United States CLU students on a pilgrimage to Our Lady of Good Help, Wisconsin.

The Power and the Glory

In Graham Greene's The Power and the Glory, the supposed last priest in the province is executed. Like Greene's characters, we live as if Christianity were on the brink of extinction when, in fact, it regenerates life in different corners of the world.
Giorgio Vittadini

At the end of Graham Greene’s novel, The Power and the Glory, in the midst of the Mexican revolution, the local lieutenant executes what he believes to be “the last priest left in this province.” This image––a Church vanquished, brought to its knees––seems to be the common interpretation of many current events: the Irish referendum on same-sex marriage, for example, or the emergence of laws which threaten the exercise of religious freedom and which dismiss the value of human life.

Even in Catholic circles, this judgment is often shared. The Church, they think, has been vanquished. And it needs to get up and fight the battle for traditional values, spar with the atheists, increase their efforts in this or that issue in the cultural wars. Catholics on both the “left” and the “right” approach the situation of the Church in this way, as a political or cultural ideology, which must, depending on who you talk to and about which issue, either defend or compromise its interests.

But what if the Church is something completely different? What if the heart of the Church is not a set of dogmatic and rigid doctrines, but an event, something completely new that happens in the history of the world, which contains a profound response for every human being?

The interpretation of a Church vanquished, shared by those within and without, forgets that Christianity is primarily an announcement of good news, which is capable of renewing life, of giving genuine reasons to live and to work, to love and to suffer.

The Confession by Giuseppe Molteni

Three years ago a man indigenous to an island near Vancouver participated in the Meeting of Rimini. He shared his story: growing up in the degradation forced upon his people, as a young boy he was sexually assaulted by a priest. But this was not the determining episode of his life. In fact, the encounter with another priest introduced him to an experience of freedom, allowing him to discover the beauty of the living Christ and rendering him capable of dealing with the scars of violence from his past, opening the way to a positive gaze on reality.

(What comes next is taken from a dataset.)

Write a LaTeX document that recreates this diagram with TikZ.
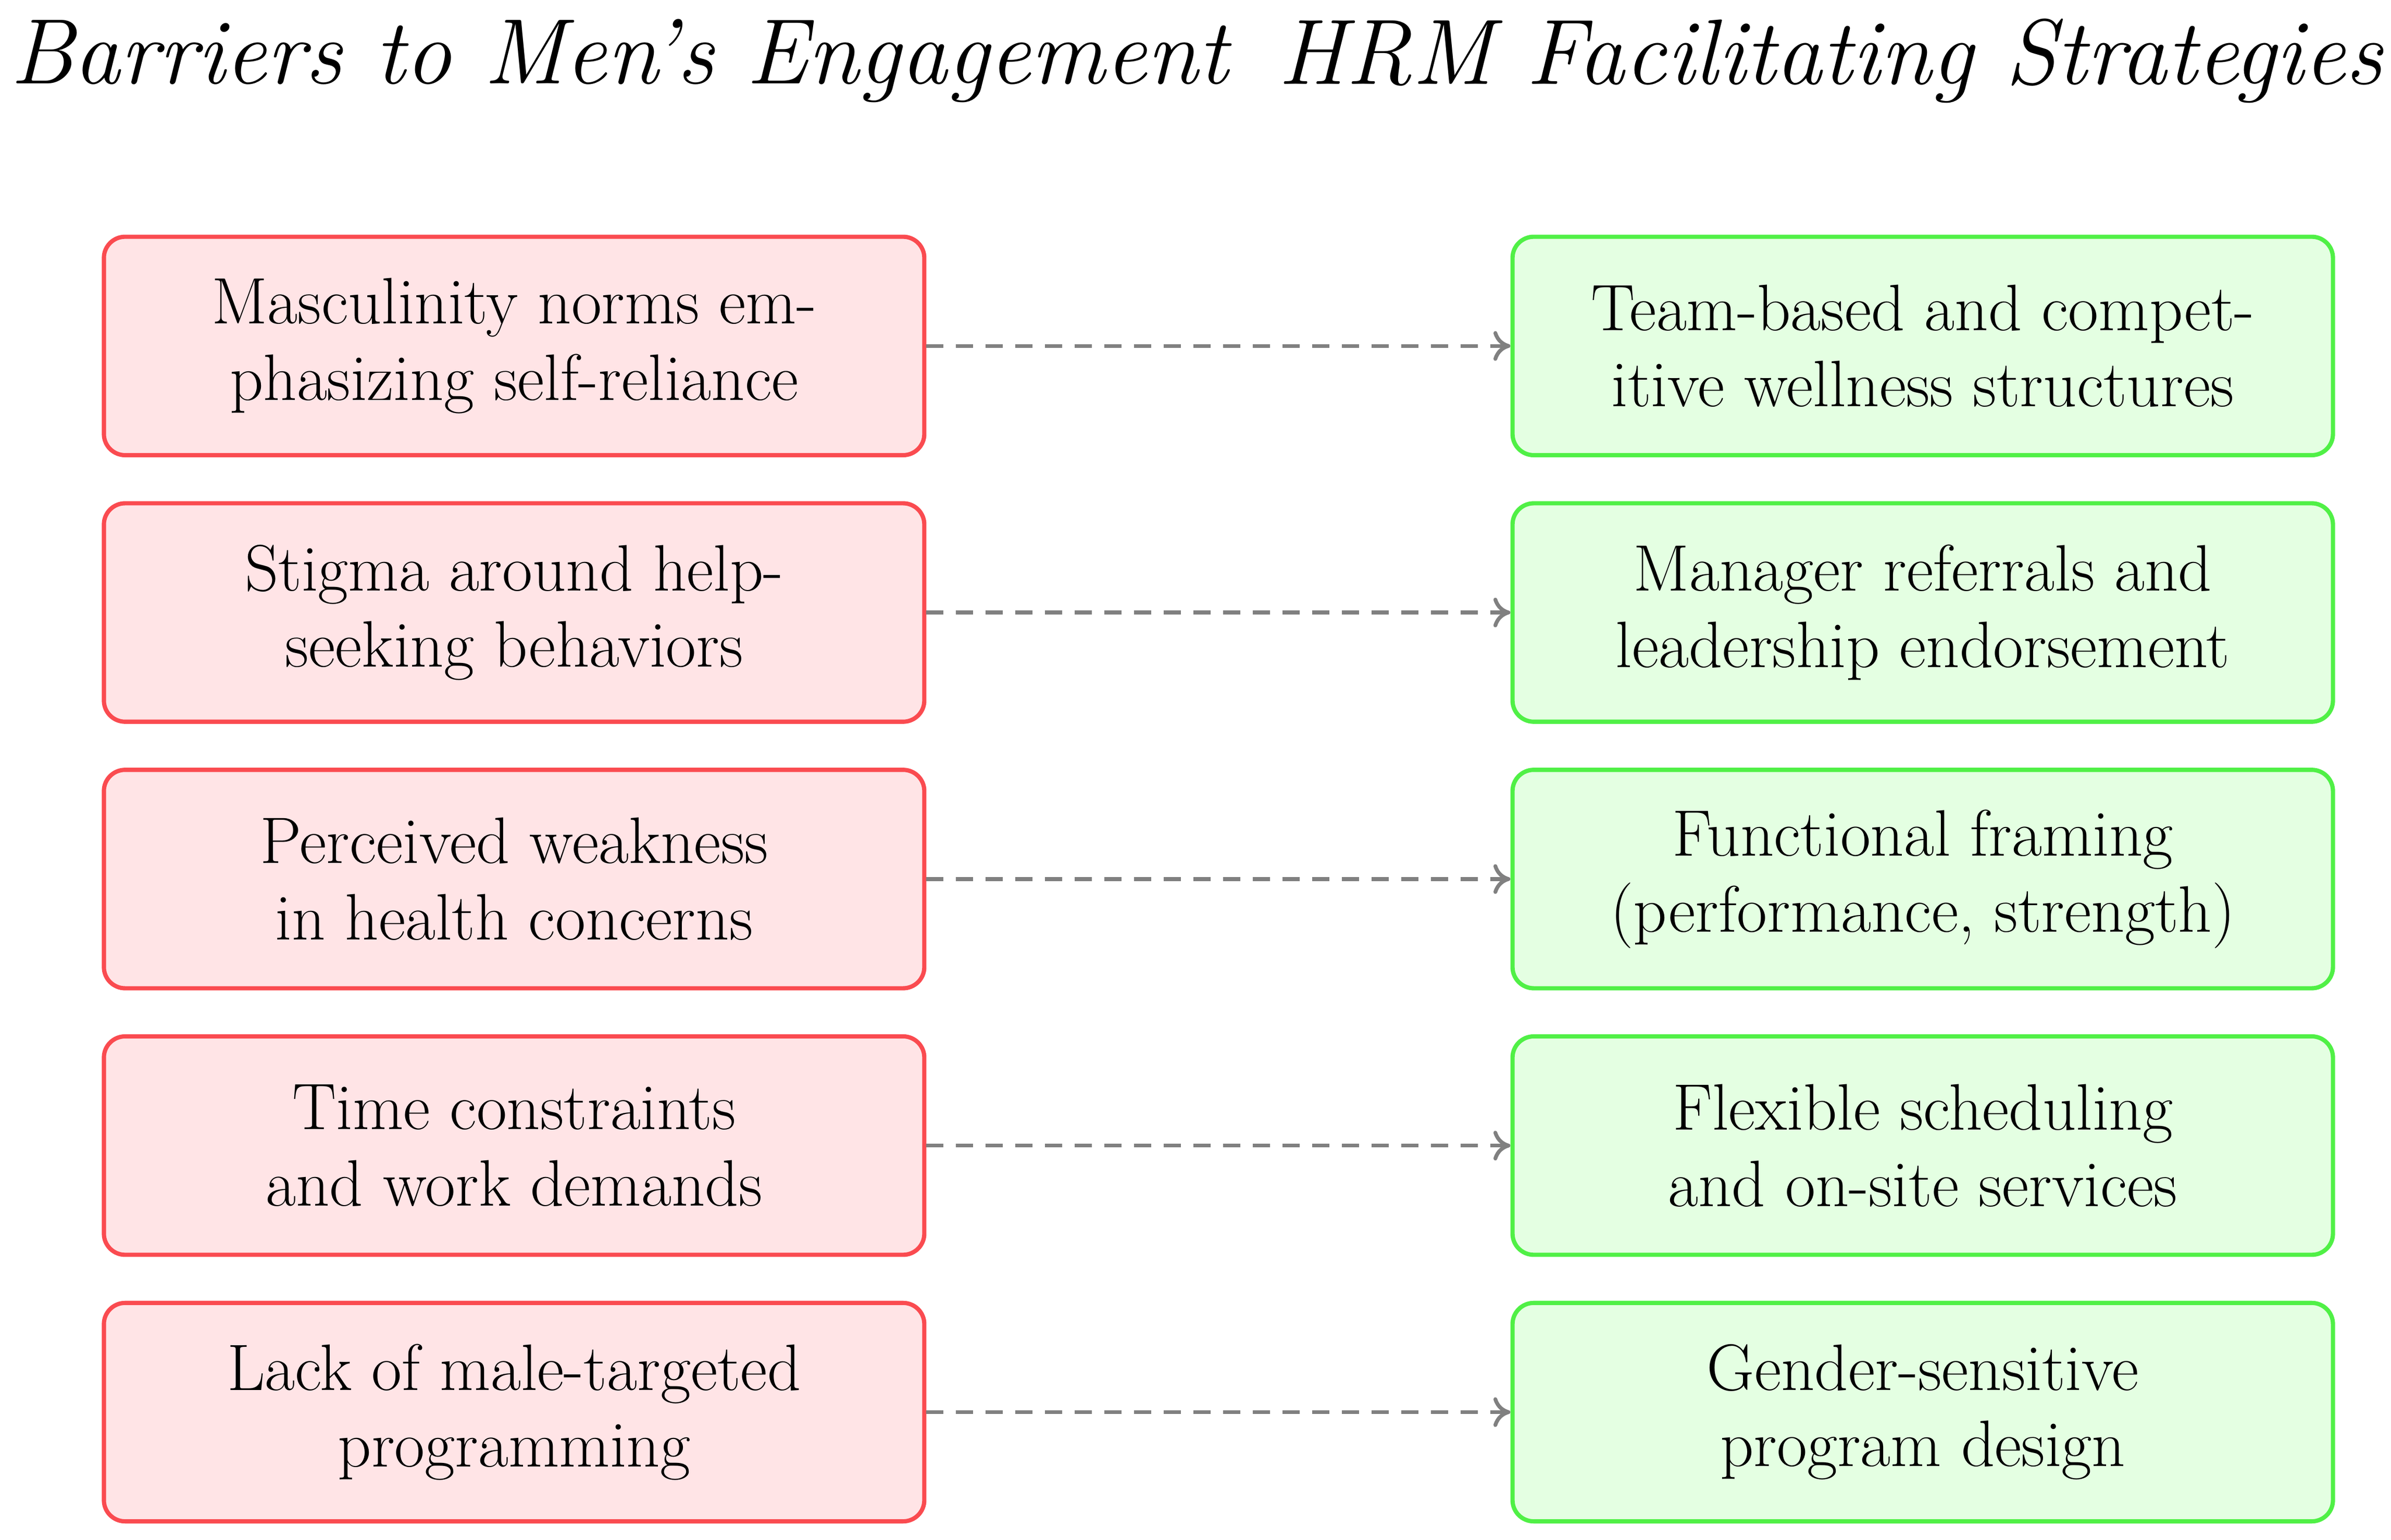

In a Montreal hospital, Paula visits her terminally ill aunt. She wants to spend the night there with her. The nurse tells her that soon, thanks to euthanasia, these difficulties will be avoided. Paula replies that she would never give up the experience of staying with someone who is ill because they are a sign of the Mystery of God and therefore significant for her life. The nurse is left speechless.

In another hospital in Boston, those who are sick with terminal diseases, although conscious and still far from death, are given blue pillows. In this way the doctors know that it is no longer necessary to stop by and check on them. However, one doctor, Lorenzo, stops by daily to visit with them and to the amazement of the young specialists who ask him why, he answers: “You know, they are still breathing.”

In a North Carolina prison, a prisoner convicted of an offense in his youth is serving out an overly long sentence. Like many others who have received a similar punishment, he seems to have no hope for the future. One day he comes across one of Fr. Giussani’s writings. He contacts and meets some of his followers and those many years in prison instead become the occasion of a path of spiritual redemption and for resuming his human journey together with new friends. Once his sentence is over, he enrolls in a university and moves forward full of hope.

Miriam is a girl who studies at Harvard. Although seriously engaged with her Protestant faith, in high school she is struck by a group of teenagers who live everyday life differently, without reducing their questions about happiness to a far off heaven or spiritual rules that are separated from everyday life.

The Virgin Mary appeared in the United States in Wisconsin in 1859. The apparition was recognized in 2006. There is a small shrine, but few people visit the site, as if it were irrelevant. However, this year a group of university students will walk down roads and through fields and go on a pilgrimage to the small church found at the site of the apparition of Our Lady of Good Help. Also, this fall Pope Francis will travel to the United States to canonize Fr. Junipero Serra, one of the Franciscans who built the Kings Road, the road that joins the missions that lie a day’s walk from each other and from which were born all the great California cities which are in fact named after saints.

At the end of Greene’s novel, after the execution of the “last priest,” another priest secretly arrives in town and begins to hear confessions. In North America today, when everyone seems to have forgotten about God, the Church continues to offer the possibility that life can be exceedingly full of drama and profound joy, through the witness of lives profoundly changed.